1. **Clarify intent.** Behavior to change, behavior to preserve, success criteria, task type. If the product or domain *requirement* is ambiguous, ask — this is the one place a question belongs. Do not guess product or domain ambiguity. Design decisions are handled differently: you resolve those in the plan rather than by asking (see step 8).
2. **Classify the change.** Tag each item: entity-invariant / use-case-policy / port-contract / adapter-mechanism / delivery-mechanism / persistence-mechanism / mapping-dto-serialization / test-verification / ownership-placement / architecture-boundary. Policy routes inward; mechanism stays outward.
3. **Locate in CA coordinates.** Give each change a vertical owner (which use case/process) and a horizontal layer (entity / use case / port / adapter / delivery / persistence / mapper / test). No clear vertical owner → ownership-needed; unclear layer → placement-review.
4. **Plan context acquisition.** Start from the root `architecture-map.md` (create it from `references/architecture-map-template.md` if it does not exist), then inspect in order: tests → owning use case → entities → existing ports → adapters → delivery entry points → persistence/external details → mappers/DTOs/fixtures → conventions. Mark each must-inspect / may-inspect / do-not-need. Do not read the whole repo unless the route is missing.
5. **Predict the modification closure.** List artifacts that change or must be verified together. Update as you learn more.
6. **Check boundary trust.** For each boundary: is the port use-case-shaped (not provider-shaped)? failure modes and side effects explicit? dependency pointing inward? Mark trusted / verify / untrusted. Repair an untrusted boundary as how-level work, or, if it must be redrawn, handle it as a design gate (step 8) — propose the redraw in the plan for confirmation.
7. **Plan ports & adapters.** Existing port fits → use it, keep provider details behind the adapter. Almost fits → propose adjustment, mark how- vs what-level. None fits → new-port-needed; propose it in use-case language in the plan and mark it for human confirmation on review, rather than asking mid-plan. Never shape a port by copying the provider; never import SDK/ORM/HTTP/persistence types inward.

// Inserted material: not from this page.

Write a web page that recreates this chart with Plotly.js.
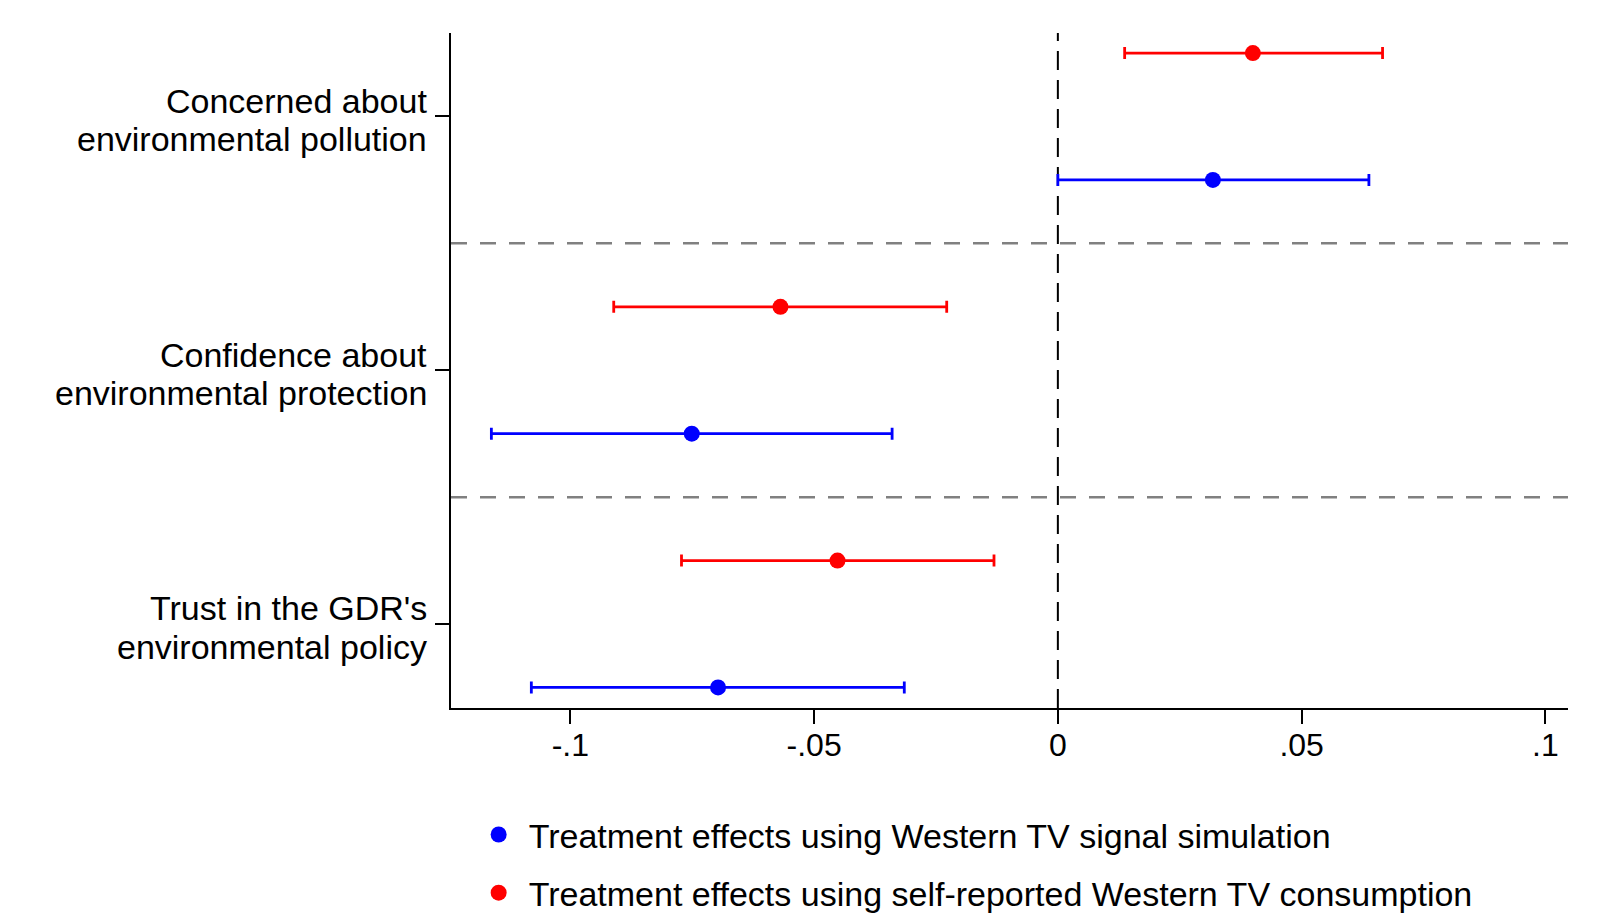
<!DOCTYPE html>
<html>
<head>
<meta charset="utf-8">
<script src="https://cdn.plot.ly/plotly-3.0.1.min.js"></script>
<style>
  html, body { margin: 0; padding: 0; background: #ffffff; }
  #chart { width: 1597px; height: 921px; }
</style>
</head>
<body>
<div id="chart"></div>
<script>
// ---- Data ----
const categories = [
  ["Concerned about", "environmental pollution"],
  ["Confidence about", "environmental protection"],
  ["Trust in the GDR's", "environmental policy"]
];
// Treatment effects using Western TV signal simulation (blue)
const simPoint = [0.0318, -0.0751, -0.0697];
const simLow   = [0.0000, -0.1162, -0.1080];
const simHigh  = [0.0638, -0.0340, -0.0315];
// Treatment effects using self-reported Western TV consumption (red)
const selfPoint = [0.0400, -0.0569, -0.0452];
const selfLow   = [0.0137, -0.0911, -0.0772];
const selfHigh  = [0.0666, -0.0228, -0.0131];

const xTickVals  = [-0.1, -0.05, 0, 0.05, 0.1];
const xTickText  = ["-.1", "-.05", "0", ".05", ".1"];
const legendNames = [
  "Treatment effects using Western TV signal simulation",
  "Treatment effects using self-reported Western TV consumption"
];

// ---- Layout helpers: each category occupies two rows ----
const n = categories.length;
const selfY = categories.map((c, i) => 2 * (n - i));       // 6, 4, 2
const simY  = categories.map((c, i) => 2 * (n - i) - 1);   // 5, 3, 1
const catY  = categories.map((c, i) => 2 * (n - i) - 0.5); // 5.5, 3.5, 1.5
const sepY  = catY.slice(0, -1).map((v, i) => (v + catY[i + 1]) / 2); // 4.5, 2.5

const FONT = "Liberation Sans, Arial, Helvetica, sans-serif";

function trace(name, xs, lo, hi, ys, color, group) {
  return {
    type: "scatter",
    mode: "markers",
    name: name,
    legendgroup: group,
    x: xs,
    y: ys,
    marker: { color: color, size: 16, line: { width: 0 } },
    error_x: {
      type: "data",
      symmetric: false,
      array: hi.map((h, i) => h - xs[i]),
      arrayminus: lo.map((l, i) => xs[i] - l),
      color: color,
      thickness: 2.8,
      width: 6
    },
    hoverinfo: "x"
  };
}

const data = [
  trace(legendNames[0], simPoint, simLow, simHigh, simY, "#0000ff", "g1"),
  trace(legendNames[1], selfPoint, selfLow, selfHigh, selfY, "#ff0000", "g2")
];

const shapes = [];
sepY.forEach(v => shapes.push({
  type: "line", xref: "paper", yref: "y", x0: 0, x1: 1, y0: v, y1: v,
  line: { color: "#808080", width: 2.5, dash: "16px,13px" }, layer: "below"
}));
shapes.push({
  type: "line", xref: "x", yref: "paper", x0: 0, x1: 0, y0: 0, y1: 1,
  line: { color: "#000000", width: 2, dash: "19px,10px" }, layer: "below"
});

// Category labels (two lines each, tight line spacing as in the reference)
const annotations = [];
categories.forEach((lines, i) => {
  const shifts = [15.7, -23];
  lines.forEach((t, k) => annotations.push({
    xref: "paper", yref: "y", x: 0, y: catY[i],
    xanchor: "right", yanchor: "middle",
    xshift: -22, yshift: shifts[k],
    text: t, showarrow: false,
    font: { family: FONT, size: 34, color: "#000000" }
  }));
});

const layout = {
  width: 1597,
  height: 921,
  paper_bgcolor: "#ffffff",
  plot_bgcolor: "#ffffff",
  font: { family: FONT, size: 34, color: "#000000" },
  margin: { l: 451, r: 29, t: 33, b: 213, pad: 0, autoexpand: false },
  showlegend: true,
  legend: {
    orientation: "v",
    x: 0.0158, xanchor: "left",
    y: -0.145, yanchor: "top",
    font: { family: FONT, size: 34, color: "#000000" },
    tracegroupgap: 11,
    itemwidth: 50,
    bgcolor: "rgba(0,0,0,0)"
  },
  xaxis: {
    range: [-0.12448, 0.10464],
    tickvals: xTickVals,
    ticktext: xTickText,
    ticks: "outside",
    ticklen: 14,
    tickwidth: 2,
    tickcolor: "#000000",
    ticklabelstandoff: -6,
    showline: true,
    linecolor: "#000000",
    linewidth: 2,
    showgrid: false,
    zeroline: false,
    tickfont: { family: FONT, size: 32, color: "#000000" }
  },
  yaxis: {
    range: [0.838, 6.158],
    tickvals: catY,
    showticklabels: false,
    ticks: "outside",
    ticklen: 14,
    tickwidth: 2,
    tickcolor: "#000000",
    showline: true,
    linecolor: "#000000",
    linewidth: 2,
    showgrid: false,
    zeroline: false
  },
  shapes: shapes,
  annotations: annotations
};

Plotly.newPlot("chart", data, layout, { staticPlot: true, displayModeBar: false });
</script>
</body>
</html>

8. **Run human design gates.** Check each gate (new use case / new owned concept / new port / port contract semantics / capability ownership / placement rule / dependency-direction change / shared-policy extraction). Any triggered gate → resolve it in the plan: name it and propose the specific decision in domain-layer terms (the entity field, the use-case step, the port and its contract) so it lands where the human reviews. Do not implement a what-level decision silently, and do not raise it as a question — the human confirms it by reading the plan. Only an unclear *requirement* behind the gate goes back as a question (step 1).
9. **Produce the implementation route.** Follow CA direction; drop steps with no real change, and do not skip a step that has one.
10. **Plan verification at the right level.** Entity invariant → entity tests; use case policy → use case tests with fake ports; port contract → contract tests; adapter → integration/mechanism tests; delivery/persistence mapping → controller/repo/mapper tests; dependency rule → lint/static check. Avoid leaning only on E2E when a local test expresses the policy better.
11. **Update the architecture map.** If this change created or moved a route, update the root `architecture-map.md` per the rules in "Architecture Map". Record only approved structural decisions; if nothing structural changed, leave it untouched.
## Output
- **Quick plan:** intent + change classification + one-line verification, inline.
- **Full plan:** fill `references/plan-template.md`.
- A filled end-to-end example is in `references/worked-example.md`.
## Architecture Map
This codebase keeps a routing index at `architecture-map.md` in the project root — the persistent map of use cases, ports/adapters, entities, conventions, and known boundary debts. It is the durable counterpart to a single task's plan: a plan routes one change; the root map keeps routes cheap across changes.
- **Bootstrap if missing.** If the root `architecture-map.md` does not exist, create it from `references/architecture-map-template.md` and fill it from the current codebase. The template is a blank scaffold; the root file is the live map the skill reads and maintains.
- **Entry point for context acquisition.** Read the root map at the start of Workflow step 4, then drill into code. Trust but verify: correct a stale entry as you go, or escalate if the gap touches a gate.
- **Maintained automatically as the last step of a change.** Update the root map only when a structural fact changes (new/renamed use case, new/removed port or adapter, changed contract semantics, changed invariant ownership, changed convention or dependency rule, introduced/resolved boundary debt, opened/closed ownership question). Leave it untouched otherwise.
- **The map records decisions; it does not make them.** Recording an approved structural decision is how-level bookkeeping the agent may do. Adding an entry for an unapproved new use case, port, owned concept, or convention is a what-level decision and stays behind a human design gate. Never use a map edit as a backdoor to introduce a boundary.
The blank format lives in `references/architecture-map-template.md`.
## Final Check (before coding)
1. Behavior intent clear?
2. Policy / mechanism / boundary / placement?
3. Clear use case owner?
4. Layer placement clear?
5. Modification closure explicit?
6. Boundaries trusted or marked?
7. Ports client-authored and use-case-shaped?
8. Any human design gate triggered?
9. Tests at the right level?
10. Does the plan improve future context routing, not just finish the task?
11. Architecture map updated if a route changed?
If a gate is triggered, capture the decision explicitly in the plan and get the human's confirmation on the plan before implementing it — no question needed unless the requirement behind it is unclear.